JPALS is a family of systems that will provide precision approach and landing capability for all of the Department of Defense. It will operate in land-based fixed and tactical environments, sea-based environments and, eventually, a back-packable system will support special operation environments, officials said.

While the Navy is the lead executive service for the JPALS family of systems and working on the sea-based version, the Air Force is responsible for the LB JPALS that will provide this GPS-based approach and landing capabilities.

"Today, each service -- the Army, the Navy, the Air Force -- has one or more unique solutions," said Col. Jimmie Schuman, the Aerospace Management Division senior materiel leader. "JPALS is an interoperable system that will be used by all the services and civil aircraft."

The underlying technology is a differential GPS, the same technology Honeywell used for their civil product that was certified for use in September 2009 by the Federal Aviation Administration.

Program office officials are working toward procuring a military version of this technology, which will include employing an encrypted data link and GPS secure military code with anti-jam capability. Work is also being done to ensure interoperability with the civil community.

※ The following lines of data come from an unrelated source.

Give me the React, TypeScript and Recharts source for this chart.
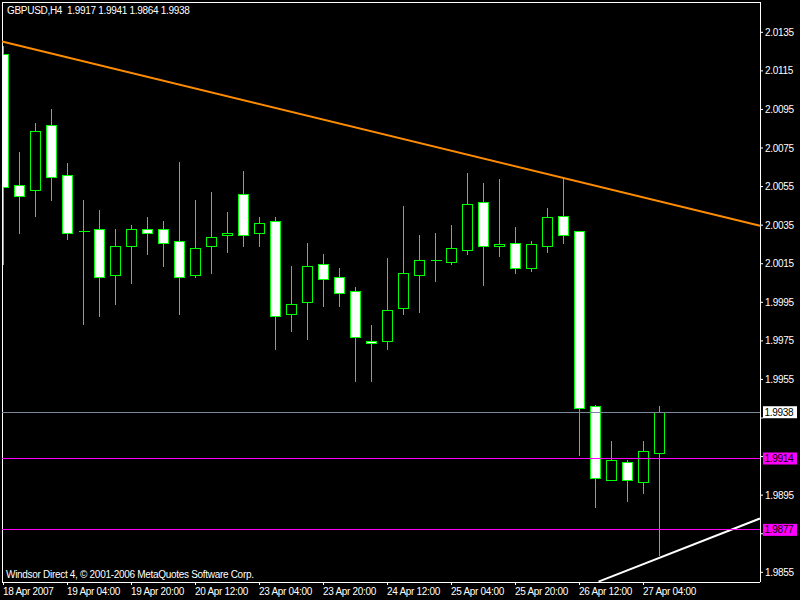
import React from 'react';
import { ComposedChart, Bar, XAxis, YAxis, ReferenceLine } from 'recharts';

// GBPUSD H4, 18 Apr 2007 12:00 .. 27 Apr 2007 08:00
const symbol = 'GBPUSD,H4';
const opens = [
  2.0124, 2.0056, 2.0053, 2.0087, 2.0061, 2.0032, 2.0033, 2.0009, 2.0024, 2.0033,
  2.0033, 2.0027, 2.0009, 2.0024, 2.0030, 2.0051, 2.0031, 2.0037, 1.9989, 1.9995,
  2.0015, 2.0008, 2.0001, 1.9975, 1.9975, 1.9992, 2.0009, 2.0017, 2.0016, 2.0022,
  2.0047, 2.0024, 2.0026, 2.0013, 2.0024, 2.0040, 2.0032, 1.9941, 1.9903, 1.9912,
  1.9902, 1.9917,
];
const highs = [
  2.0128, 2.0073, 2.0088, 2.0095, 2.0067, 2.0048, 2.0043, 2.0033, 2.0035, 2.0039,
  2.0037, 2.0068, 2.0048, 2.0052, 2.0042, 2.0063, 2.0039, 2.0039, 2.0014, 2.0026,
  2.0020, 2.0013, 2.0003, 1.9983, 2.0018, 2.0045, 2.0030, 2.0031, 2.0035, 2.0062,
  2.0057, 2.0059, 2.0034, 2.0027, 2.0044, 2.0059, 2.0032, 1.9942, 1.9923, 1.9913,
  1.9923, 1.9941,
];
const lows = [
  2.0015, 2.0031, 2.0040, 2.0048, 2.0028, 1.9984, 1.9988, 1.9994, 2.0005, 2.0020,
  2.0014, 1.9989, 2.0008, 2.0010, 2.0021, 2.0024, 2.0024, 1.9971, 1.9980, 1.9976,
  1.9993, 1.9993, 1.9954, 1.9954, 1.9971, 1.9989, 1.9990, 2.0006, 2.0015, 2.0020,
  2.0004, 2.0019, 2.0010, 2.0011, 2.0021, 2.0026, 1.9916, 1.9889, 1.9903, 1.9892,
  1.9896, 1.9864,
];
const closes = [
  2.0055, 2.0050, 2.0084, 2.0060, 2.0031, 2.0032, 2.0008, 2.0024, 2.0033, 2.0031,
  2.0026, 2.0008, 2.0023, 2.0029, 2.0031, 2.0030, 2.0036, 1.9988, 1.9994, 2.0014,
  2.0007, 2.0000, 1.9977, 1.9974, 1.9991, 2.0010, 2.0017, 2.0017, 2.0023, 2.0046,
  2.0024, 2.0025, 2.0013, 2.0025, 2.0039, 2.0030, 1.9940, 1.9904, 1.9913, 1.9903,
  1.9918, 1.9938,
];

const xTickIdx = [0, 4, 8, 12, 16, 20, 24, 28, 32, 36, 40];
const xTickLabels = [
  '18 Apr 2007', '19 Apr 04:00', '19 Apr 20:00', '20 Apr 12:00', '23 Apr 04:00', '23 Apr 20:00',
  '24 Apr 12:00', '25 Apr 04:00', '25 Apr 20:00', '26 Apr 12:00', '27 Apr 04:00',
];
const yTicks = [
  2.0135, 2.0115, 2.0095, 2.0075, 2.0055, 2.0035, 2.0015, 1.9995, 1.9975, 1.9955,
  1.9935, 1.9915, 1.9895, 1.9875, 1.9855,
];

// bid line, two horizontal levels
const bidLevel = 1.9938;
const levels = [1.9914, 1.9877];

// trend lines as [bar index, price] pairs
const upperTrend = [[-0.09, 2.01302], [47.28, 2.00347]];
const lowerTrend = [[37.19, 1.98502], [47.28, 1.98829]];

const xDomain = [-0.09375, 47.28125];
const yDomain = [1.984997, 2.015071];

const FONT = '"Liberation Sans", Arial, sans-serif';
const LIME = '#00ff00';

const candles = opens.map((o, i) => ({
  idx: i,
  open: o,
  high: highs[i],
  low: lows[i],
  close: closes[i],
}));

const tagged = [bidLevel, ...levels];

const Candle = (props: any) => {
  const { x, y, width, height, payload } = props;
  if (x == null || y == null) return null;
  const top = Math.min(y, y + height);
  const bot = Math.max(y, y + height);
  const { open, close, high, low } = payload;
  const span = high - low;
  const py = (v: number) => (span === 0 ? top : top + ((high - v) / span) * (bot - top));
  const cx = Math.floor(x + width / 2) + 0.5;
  const bTop = Math.round(py(Math.max(open, close)));
  const bBot = Math.round(py(Math.min(open, close)));
  const up = close >= open;
  return (
    <g shapeRendering="crispEdges">
      <line x1={cx} x2={cx} y1={Math.round(top)} y2={Math.round(bot) + 1} stroke={LIME} strokeWidth={1} />
      {bBot - bTop < 1 ? (
        <line x1={cx - 5} x2={cx + 6} y1={bTop + 0.5} y2={bTop + 0.5} stroke={LIME} strokeWidth={1} />
      ) : (
        <rect
          x={cx - 5}
          y={bTop + 0.5}
          width={10}
          height={bBot - bTop}
          fill={up ? '#000' : '#fff'}
          stroke={LIME}
          strokeWidth={1}
        />
      )}
    </g>
  );
};

const XTick = (props: any) => {
  const { x, y, payload } = props;
  const i = xTickIdx.indexOf(payload.value);
  return (
    <text x={x - 0.5} y={y + 8} fill="#fff" fontSize={10} fontFamily={FONT} letterSpacing={-0.3} textAnchor="start">
      {xTickLabels[i]}
    </text>
  );
};

const YTick = (props: any) => {
  const { x, y, payload } = props;
  // labels sitting under a price tag are covered in the terminal
  if (tagged.some((t) => Math.abs(t - payload.value) < 0.0004)) return null;
  return (
    <text x={x} y={y + 3.5} fill="#fff" fontSize={10} fontFamily={FONT} letterSpacing={-0.3} textAnchor="start">
      {Number(payload.value).toFixed(4)}
    </text>
  );
};

const PriceTag = ({ viewBox, text, bg }: any) => {
  if (!viewBox) return null;
  const right = viewBox.x + viewBox.width;
  const cy = viewBox.y;
  return (
    <g>
      <rect x={right + 3} y={cy - 6} width={34} height={12} fill={bg} />
      <text x={right + 4.5} y={cy + 3.5} fill="#000" fontSize={10} fontFamily={FONT} letterSpacing={-0.3}>
        {text}
      </text>
    </g>
  );
};

export default function App() {
  const last = candles[candles.length - 1];
  const header = `${symbol}\u00a0\u00a0${last.open.toFixed(4)} ${last.high.toFixed(4)} ${last.low.toFixed(4)} ${last.close.toFixed(4)}`;
  return (
    <div style={{ position: 'relative', width: 800, height: 600, background: '#000' }}>
      <style>{'body{margin:0;background:#000}'}</style>
      <ComposedChart
        width={800}
        height={600}
        data={candles}
        margin={{ top: 2, right: 0, bottom: 0, left: 2 }}
      >
        <XAxis
          dataKey="idx"
          type="number"
          domain={xDomain}
          allowDataOverflow
          ticks={xTickIdx}
          height={18}
          tickSize={3}
          tickMargin={2}
          axisLine={{ stroke: '#fff', shapeRendering: 'crispEdges' }}
          tickLine={{ stroke: '#fff' }}
          tick={<XTick />}
          interval={0}
        />
        <YAxis
          orientation="right"
          type="number"
          domain={yDomain}
          allowDataOverflow
          ticks={yTicks}
          width={40}
          tickSize={3}
          tickMargin={2}
          axisLine={{ stroke: '#fff', shapeRendering: 'crispEdges' }}
          tickLine={{ stroke: '#fff' }}
          tick={<YTick />}
          interval={0}
        />
        <ReferenceLine y={yDomain[1]} stroke="#fff" shapeRendering="crispEdges" />
        <ReferenceLine x={xDomain[0]} stroke="#fff" shapeRendering="crispEdges" />
        <Bar
          dataKey={(d: any) => [d.low, d.high]}
          barSize={10}
          shape={<Candle />}
          isAnimationActive={false}
        />
        <ReferenceLine
          segment={[
            { x: upperTrend[0][0], y: upperTrend[0][1] },
            { x: upperTrend[1][0], y: upperTrend[1][1] },
          ]}
          stroke="#ff8c00"
          strokeWidth={2}
          ifOverflow="visible"
        />
        <ReferenceLine
          segment={[
            { x: lowerTrend[0][0], y: lowerTrend[0][1] },
            { x: lowerTrend[1][0], y: lowerTrend[1][1] },
          ]}
          stroke="#fff"
          strokeWidth={2}
          ifOverflow="visible"
        />
        <ReferenceLine
          y={bidLevel}
          stroke="#778899"
          shapeRendering="crispEdges"
          label={{ content: (p: any) => <PriceTag viewBox={p.viewBox} text={bidLevel.toFixed(4)} bg="#fff" /> }}
        />
        {levels.map((lv) => (
          <ReferenceLine
            key={lv}
            y={lv}
            stroke="#ff00ff"
            shapeRendering="crispEdges"
            label={{ content: (p: any) => <PriceTag viewBox={p.viewBox} text={lv.toFixed(4)} bg="#ff00ff" /> }}
          />
        ))}
      </ComposedChart>
      <svg width={800} height={600} style={{ position: 'absolute', left: 0, top: 0, pointerEvents: 'none' }}>
        <text x={7} y={14} fill="#fff" fontSize={10} fontFamily={FONT} letterSpacing={-0.3}>
          {header}
        </text>
        <text x={6} y={578} fill="#fff" fontSize={10} fontFamily={FONT} letterSpacing={-0.3}>
          Windsor Direct 4, © 2001-2006 MetaQuotes Software Corp.
        </text>
      </svg>
    </div>
  );
}
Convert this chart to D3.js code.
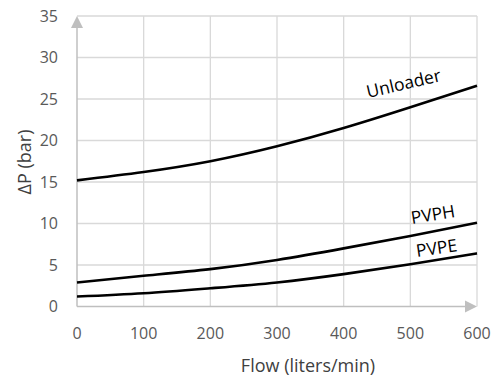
<!DOCTYPE html>
<html><head><meta charset="utf-8">
<script src="https://cdn.jsdelivr.net/npm/d3@7"></script>
<style>body{margin:0;background:#fff}svg{display:block}</style>
</head><body><svg id="c" width="495" height="382"></svg>
<script>
const flow = [0, 100, 200, 300, 400, 500, 600];
const unloader = [15.2, 16.2, 17.5, 19.3, 21.5, 24.0, 26.6];
const pvph = [2.9, 3.7, 4.5, 5.6, 7.0, 8.5, 10.1];
const pvpe = [1.2, 1.6, 2.2, 2.9, 3.9, 5.1, 6.4];
const xTicks = [0, 100, 200, 300, 400, 500, 600];
const yTicks = [0, 5, 10, 15, 20, 25, 30, 35];
const seriesNames = ["Unloader", "PVPH", "PVPE"];

const svg = d3.select("#c");
const x = d3.scaleLinear().domain([0, 600]).range([77, 477]);
const y = d3.scaleLinear().domain([0, 35]).range([306.5, 16]);
const font = "'Open Sans', sans-serif";

// grid
svg.append("g").selectAll("line").data(yTicks.filter(d => d > 0)).join("line")
  .attr("x1", x(0)).attr("x2", x(600)).attr("y1", d => y(d)).attr("y2", d => y(d))
  .attr("stroke", "#d9d9d9").attr("stroke-width", 1.3);
svg.append("g").selectAll("line").data(xTicks.filter(d => d > 0)).join("line")
  .attr("y1", y(0)).attr("y2", y(35)).attr("x1", d => x(d)).attr("x2", d => x(d))
  .attr("stroke", "#d9d9d9").attr("stroke-width", 1.3);

// axes lines with arrows
svg.append("line").attr("x1", x(0)).attr("x2", x(600) - 8).attr("y1", y(0)).attr("y2", y(0))
  .attr("stroke", "#bfbfbf").attr("stroke-width", 1.5);
svg.append("line").attr("x1", x(0)).attr("x2", x(0)).attr("y1", y(0)).attr("y2", y(35) + 8)
  .attr("stroke", "#bfbfbf").attr("stroke-width", 1.5);
svg.append("path")
  .attr("d", `M${x(600)},${y(0)} L${x(600) - 12},${y(0) - 6} L${x(600) - 12},${y(0) + 6} Z`)
  .attr("fill", "#bfbfbf");
svg.append("path")
  .attr("d", `M${x(0)},${y(35)} L${x(0) - 6},${y(35) + 12} L${x(0) + 6},${y(35) + 12} Z`)
  .attr("fill", "#bfbfbf");

// tick labels
svg.append("g").selectAll("text").data(yTicks).join("text")
  .attr("x", 58).attr("y", d => y(d)).attr("dy", "0.35em").attr("text-anchor", "end")
  .attr("font-family", font).attr("font-size", 16).attr("fill", "#595959").text(d => d);
svg.append("g").selectAll("text").data(xTicks).join("text")
  .attr("x", d => x(d)).attr("y", 339).attr("text-anchor", "middle")
  .attr("font-family", font).attr("font-size", 16).attr("fill", "#595959").text(d => d);

// titles
svg.append("text").attr("x", 308).attr("y", 372).attr("text-anchor", "middle")
  .attr("font-family", font).attr("font-size", 18).attr("fill", "#404040").text("Flow (liters/min)");
svg.append("text").attr("transform", "translate(31,162) rotate(-90)").attr("text-anchor", "middle")
  .attr("font-family", font).attr("font-size", 18).attr("fill", "#404040").text("ΔP (bar)");

// curves
const line = d3.line().x((d, i) => x(flow[i])).y(d => y(d)).curve(d3.curveNatural);
[unloader, pvph, pvpe].forEach(s => {
  svg.append("path").attr("d", line(s)).attr("fill", "none")
    .attr("stroke", "#000").attr("stroke-width", 2.6);
});

// curve labels
const labels = [
  {name: seriesNames[0], px: 368, py: 98, rot: -13},
  {name: seriesNames[1], px: 412, py: 224, rot: -9},
  {name: seriesNames[2], px: 417, py: 257, rot: -8}
];
labels.forEach(l => {
  svg.append("text").attr("transform", `translate(${l.px},${l.py}) rotate(${l.rot})`)
    .attr("font-family", font).attr("font-size", 17.5).attr("fill", "#000").text(l.name);
});
</script></body></html>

"Currently you have to install an (instrument landing system) for every runway end," said Brian Pierce, the aircraft integration lead for Jacobs Technology. "With JPALS, you would only need one system to support the entire airfield."

With this smaller footprint, LB JPALS would require less manpower to set up or maintain than current systems.

Other services currently use precision approach radar, but these systems are not compatible with civil aircraft and are planned to be among the first systems that will be phased out and replaced by JPALS.

Some remotely piloted vehicles also use the same GPS-based technology, and fielding JPALS would provide them the ability to land at any DOD airfield.

"We want to try to collaborate to get to as common a solution as possible across all services and across all aircraft within the Air Force, as well," Mr. Pierce said. "We want to meet everybody's needs."

LB JPALS capability would be installed in existing navigation system avionics. Avionics risk reduction efforts are ongoing across all the services, and there is an Aircraft Integration Working Group that meets quarterly to coordinate these efforts.

"We are looking forward to being able to do flight demonstrations with our prototype data link and civil capability military avionics toward the end of the calendar year," Mr. Pierce said. "The goal is to drive down integration costs by sharing the same basic technology across the services."

Collaboration with the FAA has also been in the works, leading to a possible interagency procurement of the FAA civil technology to provide the civil interoperable portion of the LB JPALS.

"Since the technology is so mature, our primary focus is managing our way through the various acquisition and milestone processes and collaborating with the FAA," said Sandy Frey, the deputy program manager.

Some recent successes the program has seen were technology readiness affirmation from the Director of Defense Research and Engineering and selection of a data link standard that will be the key to JPALS interoperability between all the services.

In the future, plans are for the LB JPALS to support not only straight-in approaches to the runway, but curved, segmented approaches, or specialized approaches.

"This will provide much more flexibility for the warfighter to react to their current situation," said Ben Brandt, the JPALS lead engineer at MITRE.

Program office officials are working on a draft acquisition strategy.

"We have been waiting a long time to get to this point, and we're ready to move along to the next steps," Ms. Frey said. "We want to ensure the goal of common solutions becomes a reality."